AIM: Repeat the lines exactly from the line that contains "Write the seaborn" through the line that contains "counts = [7, 5, 4, 1, 1, 1, 1, 1]"; leave images out and add nothing.

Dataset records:
· · · · ·

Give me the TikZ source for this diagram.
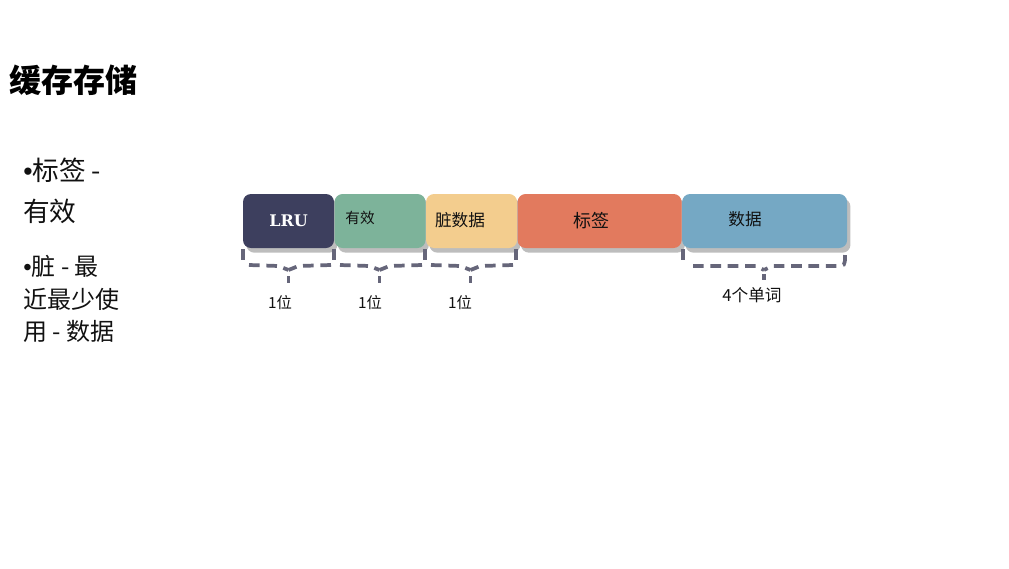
\documentclass[tikz,border=0pt]{standalone}
\usepackage{fontspec}
\setmainfont{Noto Sans CJK SC}
\newfontfamily\lrufont{DejaVu Serif}
\newfontfamily\dotfont{Liberation Sans}
\usepackage{tikz}
\usetikzlibrary{positioning,shadows}
\definecolor{cslru}{HTML}{3D3F5E}
\definecolor{csvalid}{HTML}{7DB39A}
\definecolor{csdirty}{HTML}{F3CD8E}
\definecolor{cstag}{HTML}{E27A5E}
\definecolor{csdata}{HTML}{75A8C4}
\definecolor{csshadow}{HTML}{BDBDBD}
\definecolor{csbrace}{HTML}{66667A}
\definecolor{cstext}{HTML}{111111}
\newcommand{\bul}{{\dotfont •}}

\begin{document}
\begin{tikzpicture}[x=0.75pt,y=-0.75pt,
  seg/.style={rectangle,rounded corners=6pt,minimum height=54*0.75pt,inner sep=0pt,
    drop shadow={shadow xshift=2.5pt,shadow yshift=-3.5pt,fill=csshadow,opacity=1}},
  segtxt/.style={font=\fontsize{12.5}{14}\selectfont,text=cstext},
  bullet/.style={anchor=west,font=\fontsize{18}{22}\selectfont,text=cstext,inner sep=0pt},
  brace/.style={draw=csbrace,line width=2.8pt,dash pattern=on 8pt off 5pt},
  size/.style={font=\fontsize{11.5}{13}\selectfont,text=cstext}]
  \useasboundingbox (0,0) rectangle (1009,568);
  % title and bullets
  \node[anchor=west,inner sep=0pt,font=\fontsize{24}{28}\bfseries\selectfont] (title) at (9,80) {缓存存储};
  \node[bullet,font=\fontsize{20}{24}\selectfont] (b1a) at (23,170) {\bul 标签 -};
  \node[bullet,font=\fontsize{20}{24}\selectfont] (b1b) at (23,211) {有效};
  \node[bullet] (b2a) at (23,266) {\bul 脏 - 最};
  \node[bullet] (b2b) at (23,299) {近最少使};
  \node[bullet] (b2c) at (23,331) {用 - 数据};
  % cache line fields
  \node[seg,fill=cslru,minimum width=91*0.75pt] (lru) at (288.5,221) {};
  \node[seg,fill=csvalid,minimum width=91*0.75pt,right=0pt of lru] (valid) {};
  \node[seg,fill=csdirty,minimum width=91*0.75pt,right=0pt of valid] (dirty) {};
  \node[seg,fill=cstag,minimum width=164*0.75pt,right=0pt of dirty] (tag) {};
  \node[seg,fill=csdata,minimum width=165*0.75pt,right=0pt of tag] (data) {};
  \node[text=white,font=\lrufont\fontsize{12}{14}\bfseries\selectfont] (lrutxt) at (lru.center) {LRU};
  \node[segtxt,font=\fontsize{11}{13}\selectfont] (validtxt) at (360,218) {有效};
  \node[segtxt] (dirtytxt) at (460,220) {脏数据};
  \node[segtxt,font=\fontsize{13.5}{15}\selectfont] (tagtxt) at (591,221) {标签};
  \node[segtxt] (datatxt) at (745,219) {数据};
  % braces
  \foreach \x in {243,334,425,516,683}
    \draw[brace] (\x,249) -- (\x,262);
  \foreach \l/\c/\r in {243/288.5/334,334/379.5/425,425/470.5/516}{
    \draw[brace] (\l+6,265) -- (\c-10,266) -- (\c,270);
    \draw[brace] (\r-3,265) -- (\c+10,266) -- (\c,270);
    \draw[brace] (\c,276) -- (\c,283);
  }
  \draw[brace] (693,266) -- (756,266) -- (764,270);
  \draw[brace] (764,274) -- (764,280);
  \draw[brace] (845,255) .. controls (845,266) .. (835,266) -- (772,266) -- (764,270);
  % sizes
  \node[size] (s1) at (280,303) {1位};
  \node[size] (s2) at (370,303) {1位};
  \node[size] (s3) at (460,303) {1位};
  \node[size,font=\fontsize{12.5}{14}\selectfont] (s4) at (752,295) {4个单词};
\end{tikzpicture}
\end{document}
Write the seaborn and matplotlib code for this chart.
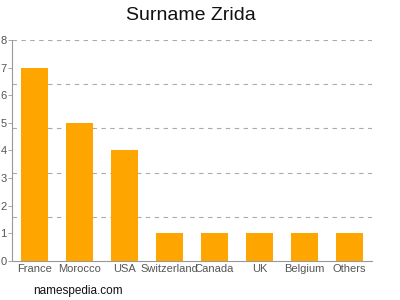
import numpy as np
import pandas as pd
import matplotlib
matplotlib.use("Agg")
import matplotlib.pyplot as plt
import seaborn as sns

# data
countries = ["France", "Morocco", "USA", "Switzerland", "Canada", "UK", "Belgium", "Others"]
counts = [7, 5, 4, 1, 1, 1, 1, 1]

df = pd.DataFrame({"country": countries, "count": counts})

sns.set_style("white")
plt.rcParams["font.family"] = ["Liberation Sans", "DejaVu Sans"]

fig = plt.figure(figsize=(4, 3), dpi=100)
ax = fig.add_axes([0.03, 0.13, 0.90, 0.737])

sns.barplot(data=df, x="country", y="count", color="#FFA500", saturation=1,
            width=0.62, linewidth=0, ax=ax, zorder=3)

ax.set_ylim(0, 8)
ax.set_xlim(-0.5, len(countries) - 0.5)
ax.set_yticks(range(0, 9))
ax.set_xlabel("")
ax.set_ylabel("")

# dashed grid every 1.6
for g in np.arange(1.6, 8.01, 1.6):
    ax.axhline(g, color="#aaaaaa", linestyle=(0, (4, 4)), linewidth=0.8, zorder=1)

for s in ["top", "right"]:
    ax.spines[s].set_visible(False)
ax.spines["left"].set_color("#999999")
ax.spines["bottom"].set_color("#999999")
ax.spines["left"].set_linewidth(0.8)
ax.spines["bottom"].set_linewidth(0.8)

ax.tick_params(axis="both", colors="#999999", length=3, width=0.6, labelsize=8,
               labelcolor="#555555", pad=1)
ax.tick_params(axis="y", left=True, pad=1)
ax.tick_params(axis="x", bottom=True, direction="in", length=3, pad=2)

fig.text(0.477, 0.95, "Surname Zrida", ha="center", va="center", fontsize=14, color="#111111")
fig.text(0.082, 0.03, "namespedia.com", ha="left", va="center", fontsize=8.5, color="#111111")

fig.savefig("out.png", dpi=100)
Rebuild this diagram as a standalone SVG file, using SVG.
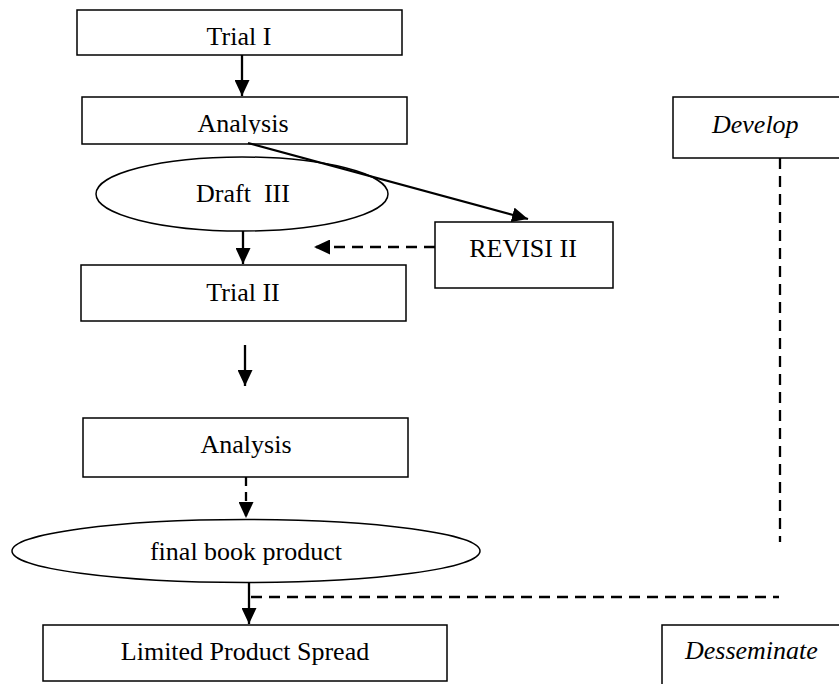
<svg xmlns="http://www.w3.org/2000/svg" width="839" height="684" viewBox="0 0 839 684">
<style>
.box{fill:#fff;stroke:#000;stroke-width:1.5}
.ell{fill:#fff;stroke:#000;stroke-width:1.5}
.t{font-family:"Liberation Serif","Times New Roman",serif;font-size:26px;fill:#000;text-anchor:middle}
.ti{font-family:"Liberation Serif","Times New Roman",serif;font-size:26px;font-style:italic;fill:#000}
.c{stroke:#000;stroke-width:2.3;fill:none}
.d{stroke-dasharray:11,7}
</style>
<defs>
<marker id="ah" markerUnits="userSpaceOnUse" markerWidth="16" markerHeight="15" refX="16" refY="7.5" orient="auto">
<path d="M0,0 L16,7.5 L0,15 z" fill="#000"/>
</marker>
<clipPath id="clipA"><rect x="82" y="97" width="325" height="37"/></clipPath>
</defs>
<rect width="839" height="684" fill="#fff"/>
<g id="trial1"><rect class="box" x="77" y="10" width="325" height="45"/><text class="t" x="239" y="45">Trial I</text></g>
<g id="analysis1"><rect class="box" x="82" y="97" width="325" height="47"/><text class="t" x="243" y="132" clip-path="url(#clipA)">Analysis</text></g>
<g id="draft3"><ellipse class="ell" cx="242" cy="194" rx="146" ry="37"/><text class="t" x="243" y="202" xml:space="preserve">Draft  III</text></g>
<g id="revisi2"><rect class="box" x="435" y="222" width="178" height="66"/><text class="t" x="523" y="257">REVISI II</text></g>
<g id="trial2"><rect class="box" x="81" y="265" width="325" height="56"/><text class="t" x="243" y="301">Trial II</text></g>
<g id="analysis2"><rect class="box" x="83" y="418" width="325" height="59"/><text class="t" x="246" y="453">Analysis</text></g>
<g id="final"><ellipse class="ell" cx="246" cy="551" rx="234" ry="31.5"/><text class="t" x="246" y="560">final book product</text></g>
<g id="limited"><rect class="box" x="43" y="625" width="404" height="56"/><text class="t" x="245" y="660">Limited Product Spread</text></g>
<g id="develop"><rect class="box" x="673" y="97" width="175" height="61"/><text class="ti" x="712" y="133">Develop</text></g>
<g id="desseminate"><rect class="box" x="662" y="625" width="186" height="70"/><text class="ti" x="685" y="659">Desseminate</text></g>
<g id="connectors">
<line class="c" x1="242" y1="55" x2="242" y2="96" marker-end="url(#ah)"/>
<line class="c" x1="248" y1="143" x2="528" y2="219" marker-end="url(#ah)"/>
<line class="c" x1="243" y1="231" x2="243" y2="264" marker-end="url(#ah)"/>
<line class="c d" x1="435" y1="247" x2="314" y2="247" marker-end="url(#ah)"/>
<line class="c" x1="245" y1="345" x2="245" y2="386" marker-end="url(#ah)"/>
<line class="c" x1="246" y1="477" x2="246" y2="518" marker-end="url(#ah)" stroke-dasharray="9,6"/>
<line class="c" x1="249" y1="583" x2="249" y2="624" marker-end="url(#ah)"/>
<line class="c d" x1="251" y1="597" x2="779" y2="597"/>
<line class="c d" x1="780" y1="158" x2="780" y2="542"/>
</g>
</svg>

· · · · ·

SOLUTION TO THE PROBLEM:
Write the seaborn and matplotlib code for this chart.
import numpy as np
import pandas as pd
import matplotlib
matplotlib.use("Agg")
import matplotlib.pyplot as plt
import seaborn as sns

# data
countries = ["France", "Morocco", "USA", "Switzerland", "Canada", "UK", "Belgium", "Others"]
counts = [7, 5, 4, 1, 1, 1, 1, 1]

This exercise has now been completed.